Então o cuidado é intencionalidade e o Direito se mistura ao cuidado procurando ser instrumento que consolidada a justiça e busca, obstinadamente a dignidade humana, embora violada em muitos sentidos. Tem razão Heidegger, ao observar que a organização social e do Estado deveria privilegiar uma ordem jurídica compreendendo que o homem é ontologicamente constituído de cuidado.  Hoje, essa mudança sem precedentes, aponta para uma nova moralidade, não de aparências e formas, porém de novas autenticidades de relacionamentos nem sempre voltadas para dinheiro e sucesso, mas para uma outra gama de valores que aos poucos vão forçando a exigência de uma nova organização social e, portanto, novas estruturas normativas e jurídicas.

O Direito, na visão do cuidado, implica em conceber um Estado a ser revisto e construído pela Sociedade sob uma nova logística cuja estrutura de poder, os direitos e deveres são balanceados numa perspectiva de responsabilidades mutuas entre cidadão e organização político – jurídica.  Importa sonhar com um sistema jurídico novo e renovado onde as normas sejam postas e idealizadas pelo cometimento da justiça e do desenvolvimento humano. O Direito, nessa visão e na afirmação de Jellinek, não deveria ser nada mais que o mínimo ético.

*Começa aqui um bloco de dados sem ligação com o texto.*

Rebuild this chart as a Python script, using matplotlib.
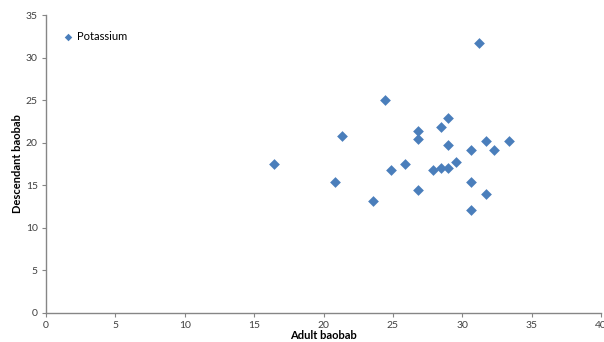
import matplotlib
matplotlib.use("Agg")
import matplotlib.pyplot as plt

plt.rcParams['font.family'] = ['Lato', 'DejaVu Sans']

adult = [16.4, 20.8, 21.35, 23.55, 24.4, 24.9, 25.9, 26.8, 26.8, 26.8, 27.9, 28.45,
         28.45, 29.0, 29.0, 29.0, 29.55, 30.6, 30.6, 30.6, 31.2, 31.7, 31.7, 32.3, 33.4]
descendant = [17.5, 15.35, 20.8, 13.15, 25.0, 16.8, 17.5, 21.4, 20.4, 14.4, 16.8, 17.05,
              21.9, 22.95, 19.7, 17.05, 17.7, 19.2, 15.35, 12.05, 31.75, 20.25, 13.95, 19.2, 20.25]
series_name = "Potassium"
x_label = "Adult baobab"
y_label = "Descendant baobab"

fig = plt.figure(figsize=(6.04, 3.42), dpi=100)
ax = fig.add_axes([0.0762, 0.0848, 0.9188, 0.8712])
ax.scatter(adult, descendant, marker='D', s=30, color='#4A7EBB', linewidths=0,
           label=series_name, zorder=3)
ax.set_xlim(0, 40)
ax.set_ylim(0, 35)
ax.set_xticks(range(0, 41, 5))
ax.set_yticks(range(0, 36, 5))
for s in ['top', 'right']:
    ax.spines[s].set_visible(False)
for s in ['left', 'bottom']:
    ax.spines[s].set_color('#868686')
    ax.spines[s].set_linewidth(1.0)
ax.tick_params(axis='both', colors='#868686', labelcolor='#404040', labelsize=7.5,
               length=3, width=0.8, direction='out', pad=3)
ax.set_xlabel(x_label, fontsize=8, fontweight='bold', color='#000000', labelpad=0)
ax.set_ylabel(y_label, fontsize=8, fontweight='bold', color='#000000', labelpad=2)
leg = ax.legend(loc='upper left', bbox_to_anchor=(0.01, 0.965), frameon=False,
                fontsize=8, handletextpad=-0.2, markerscale=0.7, borderaxespad=0.2,
                borderpad=0.3)
fig.savefig("out.png", dpi=100)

Talvez, tudo isso pareça ingênuo, utópico ou demasiado filosófico. Porém, não há transformação de realidades sem utopia dizia Paulo Freire, nosso patrono da Educação brasileira. Essa educação desesperançada e tão distante da qualidade desejada que merece de todos nós um olhar crítico e carinhoso e de cuidado.

Rui Barbosa disse que “A Esperança é o mais tenaz dos sentimentos humanos”. Esse parece ser o caminho para as conquistas de um mundo melhor: um Direito que busque o cuidado com a vida. Por isso, obrigado por terem me oportunizado participar da Academia Catarinense de Letras Jurídicas. Comprometo-me, enquanto tiver força, lutar por um Direito que possibilite melhores condições de justiça e dignidade humana.

Obrigado.

AUDITÓRIO JURÍDICO DO CURSO DE DIREITO, CAMPUS I DA UNOESC, JOAÇABA.